>> BEGIN EXTRACTED MATERIAL

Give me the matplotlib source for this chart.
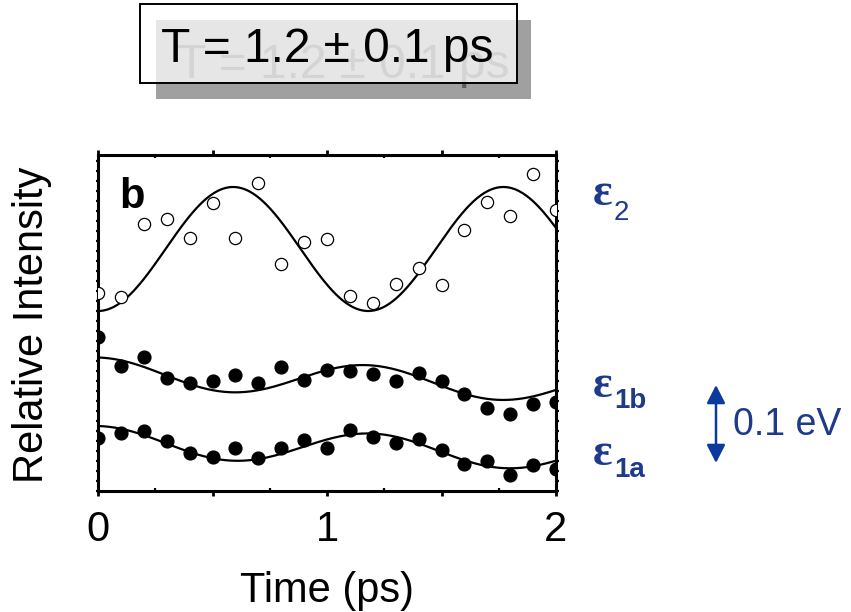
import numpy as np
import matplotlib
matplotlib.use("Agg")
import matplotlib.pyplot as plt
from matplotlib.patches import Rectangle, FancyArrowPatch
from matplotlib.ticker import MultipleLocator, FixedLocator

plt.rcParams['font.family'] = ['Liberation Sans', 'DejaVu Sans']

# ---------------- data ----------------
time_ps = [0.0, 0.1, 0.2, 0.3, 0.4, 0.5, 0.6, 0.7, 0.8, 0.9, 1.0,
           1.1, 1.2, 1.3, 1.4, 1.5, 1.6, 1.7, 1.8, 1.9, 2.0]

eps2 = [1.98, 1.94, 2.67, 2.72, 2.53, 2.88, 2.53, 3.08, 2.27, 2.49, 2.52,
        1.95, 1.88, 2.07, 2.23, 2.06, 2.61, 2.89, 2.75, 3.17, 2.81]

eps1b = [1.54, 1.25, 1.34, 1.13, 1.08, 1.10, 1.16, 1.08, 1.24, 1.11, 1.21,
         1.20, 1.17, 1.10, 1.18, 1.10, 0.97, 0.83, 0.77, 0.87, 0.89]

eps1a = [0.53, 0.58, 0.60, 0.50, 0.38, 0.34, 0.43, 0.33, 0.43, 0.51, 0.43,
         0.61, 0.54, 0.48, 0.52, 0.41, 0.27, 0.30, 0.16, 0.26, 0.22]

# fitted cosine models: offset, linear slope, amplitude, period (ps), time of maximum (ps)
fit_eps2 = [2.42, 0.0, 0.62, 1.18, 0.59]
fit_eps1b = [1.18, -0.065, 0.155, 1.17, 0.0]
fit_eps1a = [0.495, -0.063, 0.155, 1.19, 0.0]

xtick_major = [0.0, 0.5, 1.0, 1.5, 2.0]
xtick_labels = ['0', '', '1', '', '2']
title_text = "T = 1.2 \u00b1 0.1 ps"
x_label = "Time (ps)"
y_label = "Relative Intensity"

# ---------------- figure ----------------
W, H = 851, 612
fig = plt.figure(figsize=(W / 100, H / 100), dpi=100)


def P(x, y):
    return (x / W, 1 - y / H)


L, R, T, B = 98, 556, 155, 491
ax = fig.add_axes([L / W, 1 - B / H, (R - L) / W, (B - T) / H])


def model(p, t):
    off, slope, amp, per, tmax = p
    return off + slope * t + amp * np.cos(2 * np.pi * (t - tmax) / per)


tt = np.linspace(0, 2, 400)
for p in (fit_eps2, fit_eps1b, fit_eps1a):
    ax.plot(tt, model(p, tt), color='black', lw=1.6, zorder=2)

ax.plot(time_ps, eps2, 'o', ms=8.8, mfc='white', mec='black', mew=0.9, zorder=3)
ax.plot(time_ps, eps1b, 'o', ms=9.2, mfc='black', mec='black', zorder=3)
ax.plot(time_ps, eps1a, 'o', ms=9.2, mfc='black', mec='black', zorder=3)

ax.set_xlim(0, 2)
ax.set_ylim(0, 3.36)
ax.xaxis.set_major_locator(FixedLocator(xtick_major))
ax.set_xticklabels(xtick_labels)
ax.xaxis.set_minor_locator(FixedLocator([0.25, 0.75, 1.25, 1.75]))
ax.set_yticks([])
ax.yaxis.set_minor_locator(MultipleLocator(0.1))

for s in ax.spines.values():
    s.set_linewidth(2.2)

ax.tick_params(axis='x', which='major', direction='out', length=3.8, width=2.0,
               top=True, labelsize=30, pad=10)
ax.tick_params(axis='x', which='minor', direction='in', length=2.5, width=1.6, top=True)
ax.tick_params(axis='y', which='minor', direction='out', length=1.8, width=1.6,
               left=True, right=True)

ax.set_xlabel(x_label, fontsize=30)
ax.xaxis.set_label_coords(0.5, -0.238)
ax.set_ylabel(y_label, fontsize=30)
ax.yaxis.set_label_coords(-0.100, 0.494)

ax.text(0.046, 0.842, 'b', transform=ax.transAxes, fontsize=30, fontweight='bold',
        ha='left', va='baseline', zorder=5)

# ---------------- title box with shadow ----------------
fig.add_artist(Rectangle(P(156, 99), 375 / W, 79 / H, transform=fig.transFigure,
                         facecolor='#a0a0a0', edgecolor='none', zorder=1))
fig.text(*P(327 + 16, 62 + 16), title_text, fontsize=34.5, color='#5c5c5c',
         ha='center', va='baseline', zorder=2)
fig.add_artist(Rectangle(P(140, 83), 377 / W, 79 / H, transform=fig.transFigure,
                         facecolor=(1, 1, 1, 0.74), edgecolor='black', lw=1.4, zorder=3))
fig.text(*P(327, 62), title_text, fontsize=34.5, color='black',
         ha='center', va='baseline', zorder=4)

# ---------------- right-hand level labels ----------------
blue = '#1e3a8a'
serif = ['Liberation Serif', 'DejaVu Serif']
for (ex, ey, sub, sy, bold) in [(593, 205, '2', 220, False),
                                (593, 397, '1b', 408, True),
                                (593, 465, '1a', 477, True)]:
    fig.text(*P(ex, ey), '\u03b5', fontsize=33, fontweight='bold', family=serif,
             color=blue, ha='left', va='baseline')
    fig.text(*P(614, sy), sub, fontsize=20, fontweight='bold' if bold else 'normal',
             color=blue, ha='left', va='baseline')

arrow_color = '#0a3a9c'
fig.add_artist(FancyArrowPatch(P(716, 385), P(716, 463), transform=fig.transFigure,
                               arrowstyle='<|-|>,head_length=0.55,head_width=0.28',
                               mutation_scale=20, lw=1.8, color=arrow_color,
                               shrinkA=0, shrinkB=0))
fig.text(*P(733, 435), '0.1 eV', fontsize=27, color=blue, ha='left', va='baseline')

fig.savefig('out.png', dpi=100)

>> END EXTRACTED MATERIAL
>> BEGIN EXTRACTED MATERIAL

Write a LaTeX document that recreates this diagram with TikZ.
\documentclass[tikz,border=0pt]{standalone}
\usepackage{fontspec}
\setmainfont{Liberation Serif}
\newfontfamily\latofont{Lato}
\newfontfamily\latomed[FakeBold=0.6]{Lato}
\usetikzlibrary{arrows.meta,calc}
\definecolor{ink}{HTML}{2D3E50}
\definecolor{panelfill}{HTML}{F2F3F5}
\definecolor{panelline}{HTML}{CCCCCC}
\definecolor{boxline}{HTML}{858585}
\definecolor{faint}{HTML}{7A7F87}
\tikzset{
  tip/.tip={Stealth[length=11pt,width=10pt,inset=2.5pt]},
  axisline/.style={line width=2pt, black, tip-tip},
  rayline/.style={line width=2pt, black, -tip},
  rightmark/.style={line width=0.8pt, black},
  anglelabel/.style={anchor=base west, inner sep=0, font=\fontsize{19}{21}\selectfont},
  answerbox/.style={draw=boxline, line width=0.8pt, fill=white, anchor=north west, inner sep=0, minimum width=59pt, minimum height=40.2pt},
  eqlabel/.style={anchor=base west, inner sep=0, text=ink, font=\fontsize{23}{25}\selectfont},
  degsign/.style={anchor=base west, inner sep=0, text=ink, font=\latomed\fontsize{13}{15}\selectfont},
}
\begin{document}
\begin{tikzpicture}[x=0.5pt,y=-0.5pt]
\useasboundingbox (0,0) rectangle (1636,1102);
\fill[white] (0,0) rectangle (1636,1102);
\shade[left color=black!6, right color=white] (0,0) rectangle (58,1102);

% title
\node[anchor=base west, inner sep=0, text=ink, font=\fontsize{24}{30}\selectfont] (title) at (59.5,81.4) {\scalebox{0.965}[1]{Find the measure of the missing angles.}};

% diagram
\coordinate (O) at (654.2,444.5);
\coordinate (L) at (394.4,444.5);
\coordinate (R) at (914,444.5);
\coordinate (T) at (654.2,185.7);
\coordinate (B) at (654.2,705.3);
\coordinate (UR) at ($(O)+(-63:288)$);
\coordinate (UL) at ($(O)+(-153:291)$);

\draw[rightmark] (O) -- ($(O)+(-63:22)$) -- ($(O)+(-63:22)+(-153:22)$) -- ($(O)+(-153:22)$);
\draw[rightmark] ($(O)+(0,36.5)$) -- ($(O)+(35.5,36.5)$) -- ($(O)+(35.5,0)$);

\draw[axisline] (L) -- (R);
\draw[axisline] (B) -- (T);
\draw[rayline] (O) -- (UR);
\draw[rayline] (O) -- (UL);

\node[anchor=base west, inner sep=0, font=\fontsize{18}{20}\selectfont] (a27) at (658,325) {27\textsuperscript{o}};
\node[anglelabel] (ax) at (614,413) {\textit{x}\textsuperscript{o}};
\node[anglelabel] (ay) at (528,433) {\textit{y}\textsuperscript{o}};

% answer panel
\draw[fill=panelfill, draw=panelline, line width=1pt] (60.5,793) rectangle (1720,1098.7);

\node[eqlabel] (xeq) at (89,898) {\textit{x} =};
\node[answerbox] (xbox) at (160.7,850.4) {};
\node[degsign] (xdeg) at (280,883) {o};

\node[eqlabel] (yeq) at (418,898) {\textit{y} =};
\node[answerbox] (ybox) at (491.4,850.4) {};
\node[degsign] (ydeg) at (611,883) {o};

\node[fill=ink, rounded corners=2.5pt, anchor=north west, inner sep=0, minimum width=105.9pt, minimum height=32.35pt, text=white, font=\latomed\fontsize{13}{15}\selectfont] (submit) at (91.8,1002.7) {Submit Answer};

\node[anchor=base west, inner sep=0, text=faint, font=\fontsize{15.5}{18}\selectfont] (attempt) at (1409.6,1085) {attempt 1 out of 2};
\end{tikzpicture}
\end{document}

>> END EXTRACTED MATERIAL
>> BEGIN EXTRACTED MATERIAL

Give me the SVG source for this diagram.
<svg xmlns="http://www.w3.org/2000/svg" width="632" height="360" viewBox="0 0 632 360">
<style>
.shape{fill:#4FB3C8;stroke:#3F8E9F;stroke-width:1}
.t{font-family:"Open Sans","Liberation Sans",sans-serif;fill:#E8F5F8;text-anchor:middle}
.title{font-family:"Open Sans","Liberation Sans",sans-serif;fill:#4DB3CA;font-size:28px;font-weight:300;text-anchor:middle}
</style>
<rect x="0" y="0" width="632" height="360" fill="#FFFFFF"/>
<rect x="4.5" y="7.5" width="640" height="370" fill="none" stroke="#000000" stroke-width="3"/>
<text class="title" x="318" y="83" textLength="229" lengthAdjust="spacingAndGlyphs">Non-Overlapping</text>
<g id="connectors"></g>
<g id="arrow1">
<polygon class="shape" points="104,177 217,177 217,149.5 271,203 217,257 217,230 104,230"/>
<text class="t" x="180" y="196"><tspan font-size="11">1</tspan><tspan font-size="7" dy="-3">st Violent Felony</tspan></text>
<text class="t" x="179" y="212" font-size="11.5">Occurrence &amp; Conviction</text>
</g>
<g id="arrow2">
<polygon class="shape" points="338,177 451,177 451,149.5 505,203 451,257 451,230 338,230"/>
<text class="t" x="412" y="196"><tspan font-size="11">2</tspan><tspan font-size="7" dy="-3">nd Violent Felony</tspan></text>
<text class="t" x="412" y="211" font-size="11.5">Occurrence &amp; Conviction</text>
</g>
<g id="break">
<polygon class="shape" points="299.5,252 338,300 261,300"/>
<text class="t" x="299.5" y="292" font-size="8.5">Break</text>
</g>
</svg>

>> END EXTRACTED MATERIAL

TASK TO CARRY OUT: Keep to the lines above from the line with "Give me the matplotlib source for this chart." to the line with "1.20, 1.17, 1.10, 1.18, 1.10, 0.97, 0.83, 0.77, 0.87, 0.89]", and set down exactly those, inclusive, with nothing else and every picture left out.

RESPONSE FOR THIS EXERCISE:
Give me the matplotlib source for this chart.
import numpy as np
import matplotlib
matplotlib.use("Agg")
import matplotlib.pyplot as plt
from matplotlib.patches import Rectangle, FancyArrowPatch
from matplotlib.ticker import MultipleLocator, FixedLocator

plt.rcParams['font.family'] = ['Liberation Sans', 'DejaVu Sans']

# ---------------- data ----------------
time_ps = [0.0, 0.1, 0.2, 0.3, 0.4, 0.5, 0.6, 0.7, 0.8, 0.9, 1.0,
           1.1, 1.2, 1.3, 1.4, 1.5, 1.6, 1.7, 1.8, 1.9, 2.0]

eps2 = [1.98, 1.94, 2.67, 2.72, 2.53, 2.88, 2.53, 3.08, 2.27, 2.49, 2.52,
        1.95, 1.88, 2.07, 2.23, 2.06, 2.61, 2.89, 2.75, 3.17, 2.81]

eps1b = [1.54, 1.25, 1.34, 1.13, 1.08, 1.10, 1.16, 1.08, 1.24, 1.11, 1.21,
         1.20, 1.17, 1.10, 1.18, 1.10, 0.97, 0.83, 0.77, 0.87, 0.89]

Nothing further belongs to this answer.